Contests in CO, MN and MO: Santorum Rising?

Erika Johnsen

2/7/2012 9:21:00 AM - Erika Johnsen

Today could be a good day for Rick Santorum in today's presidential nomination contests: caucuses in Colorado and Minnesota, and a non-binding primary in Missouri. Granted, polling is pretty scarce for these three states, but Public Policy Polling has Santorum leading in Minnesota and Missouri and taking second place behind Mitt Romney in Colorado:

Rick Santorum could be headed for a big day in today's contests in Colorado, Minnesota, and Missouri. Missouri looks like a probable win for Santorum. He's at 45% there to 32% for Mitt Romney and 19% for Paul. Minnesota provides an opportunity for a win as well. Currently he has a small advantage with 33% to 24% for Romney, 22% for Newt Gingrich, and 20% for Ron Paul. And Santorum should get a second place finish in Colorado, where Romney appears to be the likely winner. The standings there are Romney at 37%, Santorum at 27%, Gingrich at 21%, and Paul at 13%.

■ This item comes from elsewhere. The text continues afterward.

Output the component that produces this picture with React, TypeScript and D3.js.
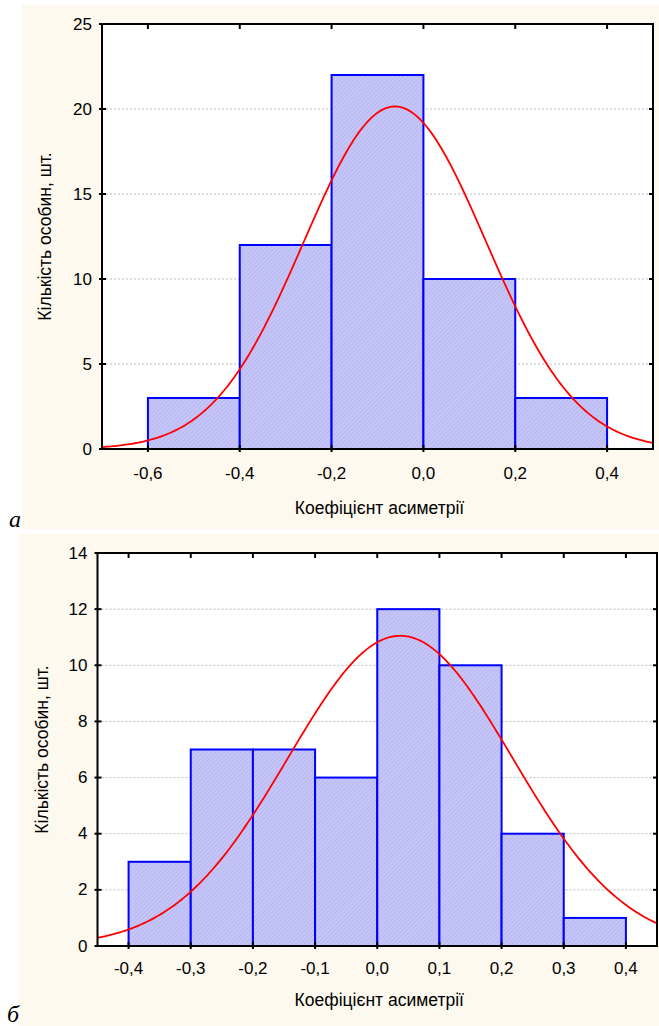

Byron York wonders if this is, perhaps, the big moment for Rick Santorum to replace Gingrich as Romney's real competition:

Despite all the talk about how fired up Republicans are to take on Barack Obama, the last two contests suggest GOP voters aren't very excited about picking a candidate. ...

The more benign explanation is that voters decided Romney has the nomination in the bag and didn't take the time to vote. The more troubling explanation is that the overwhelming negativity of the race just turned voters off -- in other words, Republicans alienated their own base.

Romney, with his carpetbombing negative ads, is the chief offender in that -- after losing in Nevada, Gingrich asked, "If the only way Romney wins is suppressing turnout, how's he going to do that in the fall?" But Gingrich's angry reactions have given Republicans a picture of their two leading candidates as whiners and bullies -- certainly not an image the party wants to carry into the general election.

That's where Santorum comes in. Back in Iowa, voters turned to Santorum after first exhausting other possibilities; when they looked around, they realized he had been there all along.